Freedom in Christ
Written by Jenna Cherry, a core team member at Inspiring Hope Church.
“In Him, and through faith in Him, we may approach God with freedom and confidence.” Ephesians 3:12
For the last several weeks, I’ve been reading through the book of Acts. As I’ve been reading about the lives of the apostles, the Lord has given me a fresh perspective of their lives and how they walked with Him. They were truly, wholeheartedly filled with the Holy Spirit. They were confident in His ability to work in and through them as they spread the Gospel to countless people despite horrible suffering and persecution. I can’t help but long for a life that is as bold and confident in my faith in Christ as these men. But at the same time, sometimes it’s easy to forget that they all made big mistakes too. They all had moments in their lives that I am sure they were less than proud of. We get a glimpse into a few of these. Peter, James and John fall asleep three times when Jesus has asked them to desperately pray in the garden before he is crucified. Peter, then, denies Jesus three times. Several disciples are caught arguing about who is the greatest among them. And of course, there is Paul, formerly Saul, who spent much of his life persecuting believers before His encounter with the Lord that changed his life forever.
As I read each of their stories, I began to picture myself in their positions in those moments. Those horrible moments that I’m sure they would look back and shudder anytime they even thought about them. Those moments when they were at their worst. For Paul, I imagine that one of those moments was during the stoning of Stephen. If you’ve never read this story, I encourage you to go read Acts 7 and see the power and weight of this story unfold, but I’ll do my best to summarize. Stephen was a man who was described as “full of grace and power”,“full of the Holy Spirit”, and possessed wisdom that no one could withstand. He was boldly proclaiming truth in Jerusalem, and it was not received well by the people. Stephen was stoned and killed for his boldness in proclaiming the truth. And who approved his execution? Saul. Acts 7:58 says that the witnesses laid down their garments at Saul’s feet as he approved the murder of one of the most Spirit-filled men of the time. Looking back on that moment after coming to know the Lord would be horrible. To remember that moment, and I’m sure countless other moments of direct opposition to God, would be so heartbreaking. So what is the answer? How do we move past the worst moments of our lives and somehow use it to glorify God?

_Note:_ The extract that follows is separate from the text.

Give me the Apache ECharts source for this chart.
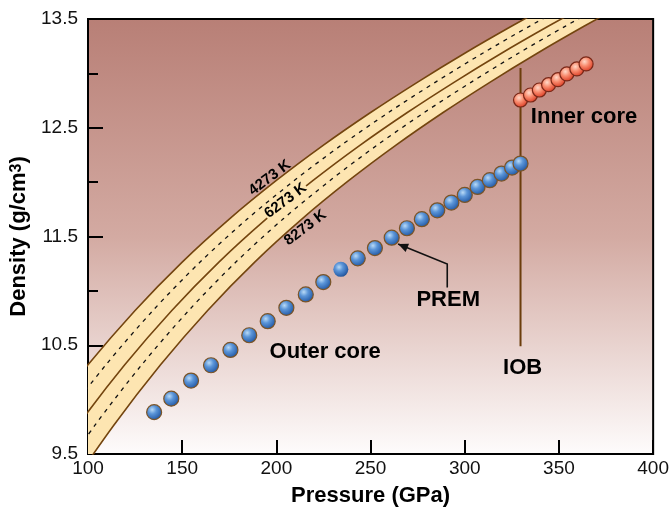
<!DOCTYPE html>
<html><head><meta charset="utf-8">
<script src="https://cdn.jsdelivr.net/npm/echarts@6/dist/echarts.min.js"></script>
<style>html,body{margin:0;padding:0;background:#fff}#c{width:672px;height:514px}</style>
</head><body><div id="c"></div>
<script>
// Density values shared by the temperature curves (g/cm3)
const curveDensity = [9.14, 9.76, 10.32, 10.82, 11.265, 11.66, 12.015, 12.34, 12.64, 12.92, 13.185, 13.435, 13.675];
// Pressure (GPa) at which each curve reaches those densities
const p4273 = [50, 75, 100, 125, 150, 175, 200, 225, 250, 275, 300, 325, 350];
const p5273 = [59.5, 84.5, 109.5, 134.5, 159.5, 184.5, 209.5, 234.5, 259.5, 284.5, 309.5, 334.5, 359.5];
const p6273 = [69.5, 94.5, 119.5, 144.5, 169.5, 194.5, 219.5, 244.5, 269.5, 294.5, 319.5, 344.5, 369.5];
const p7273 = [78.5, 103.5, 128.5, 153.5, 178.5, 203.5, 228.5, 253.5, 278.5, 303.5, 328.5, 353.5, 378.5];
const p8273 = [88.5, 113.5, 138.5, 163.5, 188.5, 213.5, 238.5, 263.5, 288.5, 313.5, 338.5, 363.5, 388.5];
// PREM outer core
const outerP = [135.1, 144.2, 154.7, 165.3, 175.6, 185.6, 195.4, 205.3, 215.6, 224.9, 234.2, 243.2, 252.3, 261.2, 269.3, 277.2, 285.4, 292.9, 300.0, 306.8, 313.3, 319.5, 325.1, 329.6];
const outerD = [9.885, 10.009, 10.175, 10.316, 10.457, 10.592, 10.721, 10.844, 10.967, 11.081, 11.198, 11.299, 11.394, 11.489, 11.576, 11.659, 11.741, 11.812, 11.882, 11.956, 12.018, 12.079, 12.134, 12.171];
// PREM inner core
const innerP = [329.6, 334.9, 339.6, 344.5, 349.5, 354.2, 359.5, 364.4];
const innerD = [12.755, 12.801, 12.847, 12.896, 12.942, 12.995, 13.041, 13.087];
// Inner-outer core boundary
const iobP = [329.6, 329.6];
const iobD = [13.05, 10.49];
// Axis ranges
const xRange = [100, 400, 50];
const yRange = [9.5, 13.5, 1];

const FONT = 'Liberation Sans, Arial, sans-serif';
const pairs = (xs, ys) => xs.map((x, i) => [x, Array.isArray(ys) ? ys[i] : ys]);

const chart = echarts.init(document.getElementById('c'), null, {renderer: 'canvas'});

const lineSeries = (xs, dashed) => ({
  type: 'line', data: pairs(xs, curveDensity), showSymbol: false, silent: true, clip: true, z: 3, smooth: 0.3,
  lineStyle: dashed ? {color: '#111', width: 1.3, type: [4, 5]} : {color: '#74450f', width: 1.6}
});

const blueFill = {type: 'radial', x: 0.38, y: 0.35, r: 0.75, colorStops: [
  {offset: 0, color: '#b9daf6'}, {offset: 0.35, color: '#5b95d8'}, {offset: 0.75, color: '#2f66b0'}, {offset: 1, color: '#1c4783'}]};
const redFill = {type: 'radial', x: 0.4, y: 0.35, r: 0.75, colorStops: [
  {offset: 0, color: '#ffd9c8'}, {offset: 0.4, color: '#f88a6d'}, {offset: 0.8, color: '#e0482f'}, {offset: 1, color: '#c23520'}]};

// the one borderless outer-core marker in the original
const outerData = pairs(outerP, outerD).map((d, i) => i === 10 ? {value: d, itemStyle: {borderWidth: 0}} : d);

chart.setOption({
  animation: false,
  grid: {left: 88, right: 16, top: 19, bottom: 60, show: true, borderColor: '#000', borderWidth: 2,
    backgroundColor: {type: 'linear', x: 0, y: 0, x2: 0, y2: 1, colorStops: [
      {offset: 0, color: '#b87f76'}, {offset: 0.5, color: '#d3aaa2'}, {offset: 1, color: '#fefcfc'}]}},
  xAxis: {
    type: 'value', min: xRange[0], max: xRange[1], interval: xRange[2],
    name: 'Pressure (GPa)', nameLocation: 'middle', nameGap: 31,
    nameTextStyle: {fontFamily: FONT, fontSize: 22, fontWeight: 'bold', color: '#000'},
    axisLine: {show: true, lineStyle: {color: '#000', width: 2}},
    axisTick: {show: true, inside: true, length: 14, lineStyle: {color: '#000', width: 2}},
    axisLabel: {fontFamily: FONT, fontSize: 19, color: '#111', margin: 5},
    splitLine: {show: false}
  },
  yAxis: {
    type: 'value', min: yRange[0], max: yRange[1], interval: yRange[2],
    name: '{a|Density (g/cm}{b|3}{a|)}', nameLocation: 'middle', nameGap: 55,
    nameTextStyle: {rich: {
      a: {fontFamily: FONT, fontSize: 22, fontWeight: 'bold', color: '#000'},
      b: {fontFamily: FONT, fontSize: 16, fontWeight: 'bold', color: '#000', verticalAlign: 'top'}}},
    axisLine: {show: true, lineStyle: {color: '#000', width: 2}},
    axisTick: {show: true, inside: true, length: 15, lineStyle: {color: '#000', width: 2}},
    minorTick: {show: true, splitNumber: 2, length: 10, lineStyle: {color: '#000', width: 2}},
    axisLabel: {fontFamily: FONT, fontSize: 19, color: '#111', margin: 10, formatter: v => v.toFixed(1)},
    splitLine: {show: false}, minorSplitLine: {show: false}
  },
  series: [
    {
      type: 'custom', clip: true, silent: true, z: 2, data: [0],
      renderItem: function (params, api) {
        const pts = [];
        for (let i = 0; i < p4273.length; i++) pts.push(api.coord([p4273[i], curveDensity[i]]));
        for (let i = p8273.length - 1; i >= 0; i--) pts.push(api.coord([p8273[i], curveDensity[i]]));
        return {type: 'polygon', shape: {points: pts}, style: {fill: '#fde5b1'}};
      }
    },
    lineSeries(p4273, false),
    lineSeries(p5273, true),
    lineSeries(p6273, false),
    lineSeries(p7273, true),
    lineSeries(p8273, false),
    {type: 'line', data: pairs(iobP, iobD), showSymbol: false, silent: true, z: 4,
      lineStyle: {color: '#6b3d0c', width: 2}},
    {type: 'scatter', data: outerData, symbol: 'circle', symbolSize: 15, z: 5,
      itemStyle: {color: blueFill, borderColor: '#7b5427', borderWidth: 1.2, opacity: 1}},
    {type: 'scatter', data: pairs(innerP, innerD), symbol: 'circle', symbolSize: 14, z: 5,
      itemStyle: {color: redFill, borderColor: '#7a2818', borderWidth: 1.2, opacity: 1}}
  ]
});

// Annotations placed in data coordinates
const notes = [
  {t: 'Inner core', p: [363.3, 12.60], size: 22},
  {t: 'Outer core', p: [225.9, 10.44], size: 22},
  {t: 'PREM', p: [291.2, 10.92], size: 22},
  {t: 'IOB', p: [330.7, 10.29], size: 22}
];
const tempLabels = [
  {t: '4273 K', p: [196.5, 12.04], bg: null},
  {t: '6273 K', p: [204.9, 11.83], bg: '#fde5b1'},
  {t: '8273 K', p: [215.4, 11.58], bg: null}
];
const arrowPts = [[290.7, 11.03], [290.7, 11.247], [264.6, 11.43]];

const px = d => chart.convertToPixel({gridIndex: 0}, d);
const graphics = [];
notes.forEach(n => {
  const q = px(n.p);
  graphics.push({type: 'text', x: q[0], y: q[1], z: 20,
    style: {text: n.t, fill: '#000', font: 'bold ' + n.size + 'px ' + FONT, textAlign: 'center', textVerticalAlign: 'middle'}});
});
tempLabels.forEach(n => {
  const q = px(n.p);
  const st = {text: n.t, fill: '#000', font: 'bold 15px ' + FONT, textAlign: 'center', textVerticalAlign: 'middle'};
  if (n.bg) { st.backgroundColor = n.bg; st.padding = [0, 1]; }
  graphics.push({type: 'text', x: q[0], y: q[1], rotation: 37 * Math.PI / 180, z: 20, style: st});
});
const ap = arrowPts.map(px);
graphics.push({type: 'polyline', z: 20, shape: {points: ap}, style: {stroke: '#111', lineWidth: 1.6, fill: null}});
(function () {
  const a = ap[1], b = ap[2];
  const dx = b[0] - a[0], dy = b[1] - a[1], L = Math.hypot(dx, dy);
  const ux = dx / L, uy = dy / L, len = 10, w = 4.5;
  const bx = b[0] - ux * len, by = b[1] - uy * len;
  graphics.push({type: 'polygon', z: 21, shape: {points: [b, [bx - uy * w, by + ux * w], [bx + uy * w, by - ux * w]]}, style: {fill: '#111'}});
})();
chart.setOption({graphic: graphics});
</script>
</body></html>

Peter says it beautifully here:
“Repent therefore, and turn back, that your sins may be blotted out, that times of refreshing may come from the presence of the Lord, and that he may send the Christ appointed for you, Jesus, whom heaven must receive until the time for restoring all the things about which God spoke by the mouth of his holy prophets long ago.” Acts 3:19-21
Repent can be a difficult word to process. For some, it carries great power and weight, and for others, it is just a reminder of the mistakes we continue to make as we struggle through life on this side of heaven. However, the true definition of repent is “to change one’s mind”, “to turn”, or “to return”. Essentially, it means to stop, turn around, and start going in the completely opposite direction. This doesn’t mean to start “taking the bypass” or to let Google maps or Waze take you a different route to the same destination. Sometimes, we even think that if we just make several small adjustments, eventually we’ll be going the right way. Or, if we just start thinking about the place we want to be, we’ll eventually get there, even if we never actually “turned the car around” and put those thoughts into action. This is not repentance.
Repentance is a complete and drastic shift. With true repentance, your life cannot ever be the same. And this is not a bad thing. This does not even necessarily have to be painful. In fact, Peter describes it as “refreshing” as you begin to walk with the Holy Spirit. And the beauty of it all is that, even our worst moments of sin and disobedience can be used by God to bring glory to His name and further His kingdom. In Paul’s case, even though the stoning of Stephen was tragic and horrible to look back on, it was that very event that pushed the apostles to disperse, which resulted in the Gospel being spread further than it ever probably would have otherwise. It pushed the apostles to obey the great commission of taking the Gospel to Judea, Samaria, and to the ends of the Earth! We must never underestimate the power and the plans of the Lord.
It is because of this that Paul was able to boldly proclaim to the Ephesians that, as believers, we can “approach the throne of God with freedom and confidence”. Freedom and confidence, in the name of Jesus Christ, who took on all our sin, all our shame, all of our worst moments, all of our greatest failures. He took them on so that we might be able to stand before the throne of God with Jesus by our side calling us His brothers and sisters. We are truly made perfect by His blood. So my challenge and my prayer is that we would be able to live our lives like we believe this. Let us live our lives with freedom and confidence in the name that is above every other name, Jesus Christ.